- Born: 1939 (age 86–87)
- Other names: Ken Hall; K. R. Hall;

Academic background
- Education: University of Tulsa (BS); University of California, Berkeley (MS); University of Oklahoma (PhD);

Academic work
- Discipline: Chemical engineering
- Institutions: Texas A&M University

= Kenneth R. Hall =

American chemical engineer (born 1939)

Kenneth R. Hall (born 1939) is an American chemical engineer. He is a professor emeritus of chemical engineering at Texas A&M University, where he held the Jack E. and Frances Brown Chair.

Hall was born in 1939, and attended the University of Tulsa for his BS degree in 1962, the University of California, Berkeley, for his MS degree in 1964, and the University of Oklahoma for his PhD degree in 1967.

Hall joined Texas A&M University in College Station, Texas, as an associate professor in 1974. In 1990, he was named a fellow of the American Institute of Chemical Engineers. In 1999, he was named a regents professor in the Texas A&M University System. Following an endowment by alumnus Jack E. Brown, he was made the Jack E. and Frances Brown Chair in Engineering in 2001. In 2002, he became a fellow of the International Union of Pure and Applied Chemistry.

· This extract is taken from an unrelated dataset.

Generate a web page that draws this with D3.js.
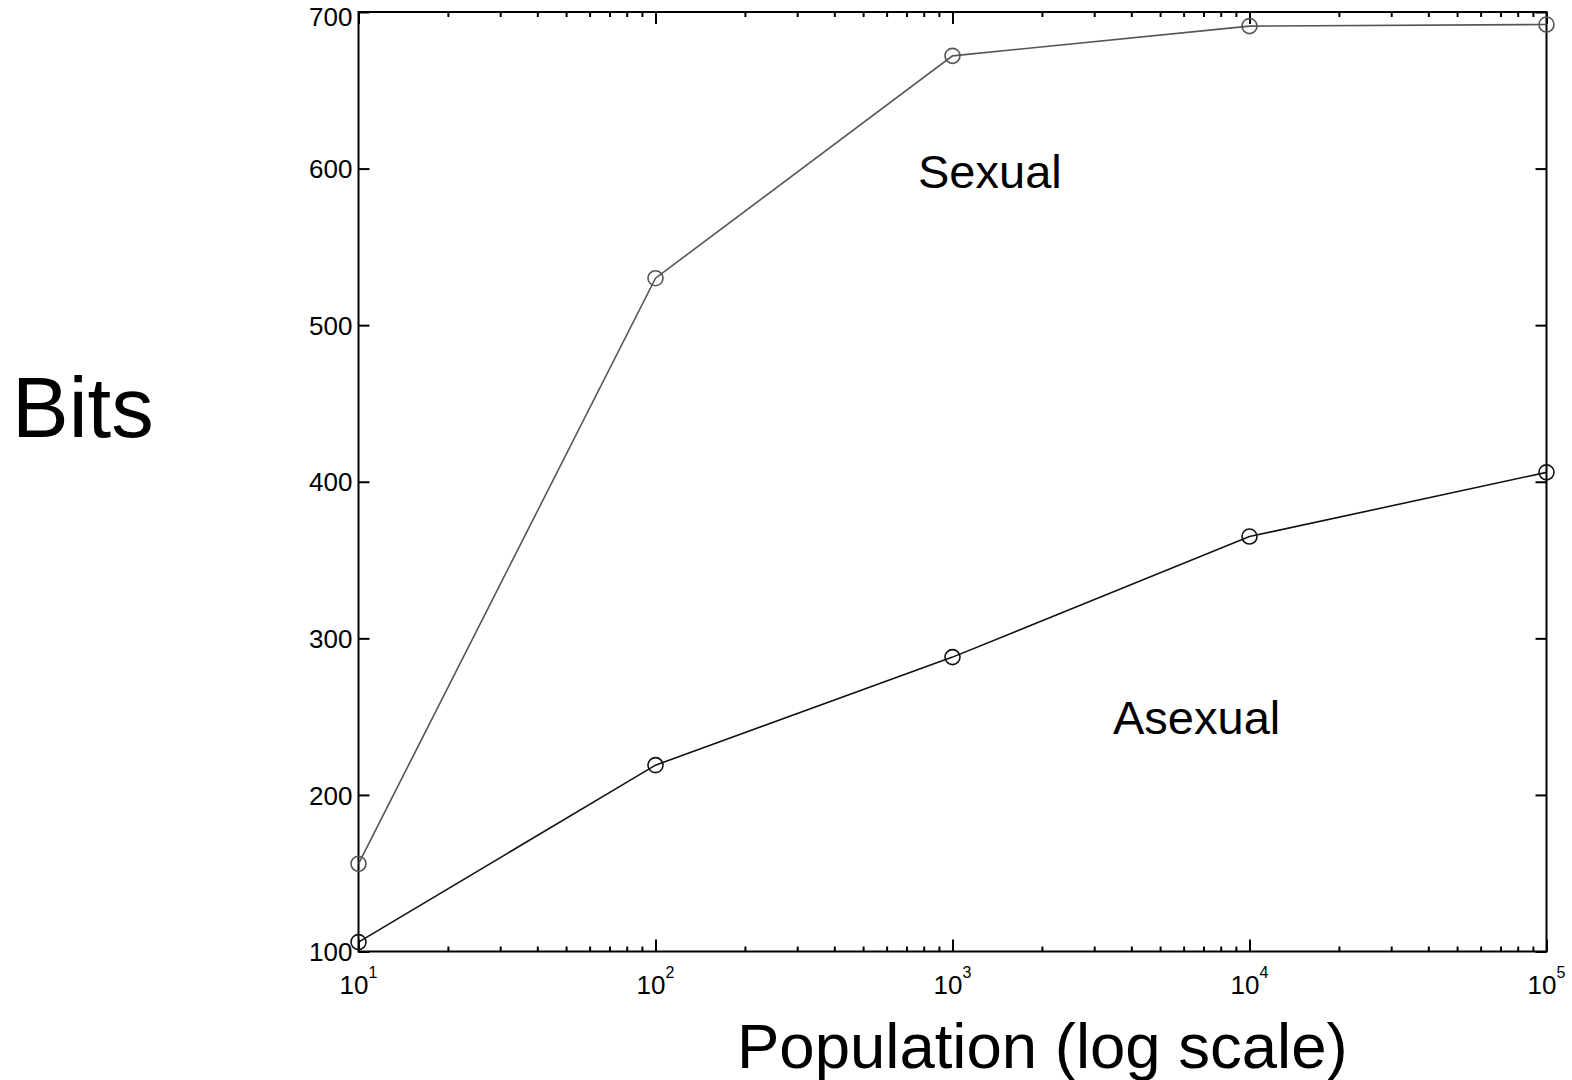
<!DOCTYPE html>
<html>
<head>
<meta charset="utf-8">
<script src="https://cdn.jsdelivr.net/npm/d3@7/dist/d3.min.js"></script>
<style>
  html, body { margin: 0; padding: 0; background: #fff; }
  svg { display: block; font-family: "Liberation Sans", Arial, sans-serif; }
</style>
</head>
<body>
<svg id="chart" width="1572" height="1080"></svg>
<script>
// Population sizes (log scale) and bits for each reproduction mode
const populations = [10, 100, 1000, 10000, 100000];
const sexualBits = [156, 530, 672, 691, 692];
const asexualBits = [106, 219, 288, 365, 406];
const yTicks = [100, 200, 300, 400, 500, 600, 700];
const xDecades = [1, 2, 3, 4, 5];

const svg = d3.select("#chart");
const plot = { left: 358.5, right: 1546.5, top: 12, bottom: 951.5 };

const x = d3.scaleLog().domain([10, 100000]).range([plot.left, plot.right]);
const y = d3.scaleLinear().domain([100, 700]).range([plot.bottom, plot.top]);

// Minor ticks: 2..9 within each decade
const minor = [];
for (let d = 1; d < 5; d++) for (let m = 2; m <= 9; m++) minor.push(m * Math.pow(10, d));
const major = xDecades.map(e => Math.pow(10, e));

function styleAxis(g) {
  g.select(".domain").remove();
  g.selectAll(".tick line").attr("stroke", "#000").attr("stroke-width", 2);
  g.selectAll(".tick text").remove();
}

// Bottom axis ticks (inward)
svg.append("g").attr("transform", `translate(0,${plot.bottom})`)
  .call(d3.axisBottom(x).tickValues(minor).tickSize(-5).tickFormat("")).call(styleAxis);
svg.append("g").attr("transform", `translate(0,${plot.bottom})`)
  .call(d3.axisBottom(x).tickValues(major).tickSize(-12).tickFormat("")).call(styleAxis);
// Top axis ticks (inward)
svg.append("g").attr("transform", `translate(0,${plot.top})`)
  .call(d3.axisTop(x).tickValues(minor).tickSize(-5).tickFormat("")).call(styleAxis);
svg.append("g").attr("transform", `translate(0,${plot.top})`)
  .call(d3.axisTop(x).tickValues(major).tickSize(-12).tickFormat("")).call(styleAxis);
// Left and right axis ticks (inward)
svg.append("g").attr("transform", `translate(${plot.left},0)`)
  .call(d3.axisLeft(y).tickValues(yTicks).tickSize(-11).tickFormat("")).call(styleAxis);
svg.append("g").attr("transform", `translate(${plot.right},0)`)
  .call(d3.axisRight(y).tickValues(yTicks).tickSize(-11).tickFormat("")).call(styleAxis);

// Frame
svg.append("rect")
  .attr("x", plot.left).attr("y", plot.top)
  .attr("width", plot.right - plot.left).attr("height", plot.bottom - plot.top)
  .attr("fill", "none").attr("stroke", "#000").attr("stroke-width", 2);

// Y tick labels (top label nudged down to stay inside the page)
svg.append("g").selectAll("text").data(yTicks).join("text")
  .attr("x", plot.left - 6)
  .attr("y", d => Math.max(y(d), 16))
  .attr("dy", "0.37em")
  .attr("text-anchor", "end")
  .attr("font-size", 26)
  .attr("fill", "#000")
  .text(d => d);

// X tick labels: 10 with superscript exponent
const xl = svg.append("g").selectAll("text").data(xDecades).join("text")
  .attr("x", d => x(Math.pow(10, d)))
  .attr("y", 994)
  .attr("text-anchor", "middle")
  .attr("font-size", 26)
  .attr("fill", "#000");
xl.append("tspan").text("10");
xl.append("tspan").attr("font-size", 16).attr("dy", -16).text(d => d);

// Series
const series = [
  { values: sexualBits, color: "#555555" },
  { values: asexualBits, color: "#111111" }
];
const line = d3.line().x(d => x(d[0])).y(d => y(d[1]));
series.forEach(s => {
  const pts = populations.map((p, i) => [p, s.values[i]]);
  svg.append("path").datum(pts)
    .attr("d", line)
    .attr("fill", "none")
    .attr("stroke", s.color)
    .attr("stroke-width", 1.6);
  svg.append("g").selectAll("circle").data(pts).join("circle")
    .attr("cx", d => x(d[0]))
    .attr("cy", d => y(d[1]))
    .attr("r", 7.5)
    .attr("fill", "none")
    .attr("stroke", s.color)
    .attr("stroke-width", 1.6);
});

// Series labels
svg.append("text").attr("x", 918).attr("y", 188).attr("font-size", 47).attr("fill", "#000").text("Sexual");
svg.append("text").attr("x", 1113).attr("y", 734).attr("font-size", 47).attr("fill", "#000").text("Asexual");

// Axis titles
svg.append("text").attr("x", 12).attr("y", 437).attr("font-size", 85).attr("fill", "#000").text("Bits");
svg.append("text").attr("x", 737).attr("y", 1068).attr("font-size", 63.5).attr("fill", "#000").text("Population (log scale)");
</script>
</body>
</html>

In 2011, Hall went to the Texas A&M University at Qatar and became the associate dean for research and graduate studies. The Texas Engineering Experiment Station appointed Hall as associate director in 2015. He retired from Texas A&M in 2015. During his career, he published roughly 270 journal publications and 8 books. His work advanced the field of gas-to-liquid processing and research into the thermophysical properties of fluids. A special issue of the Journal of Chemical & Engineering Data was published in his honor.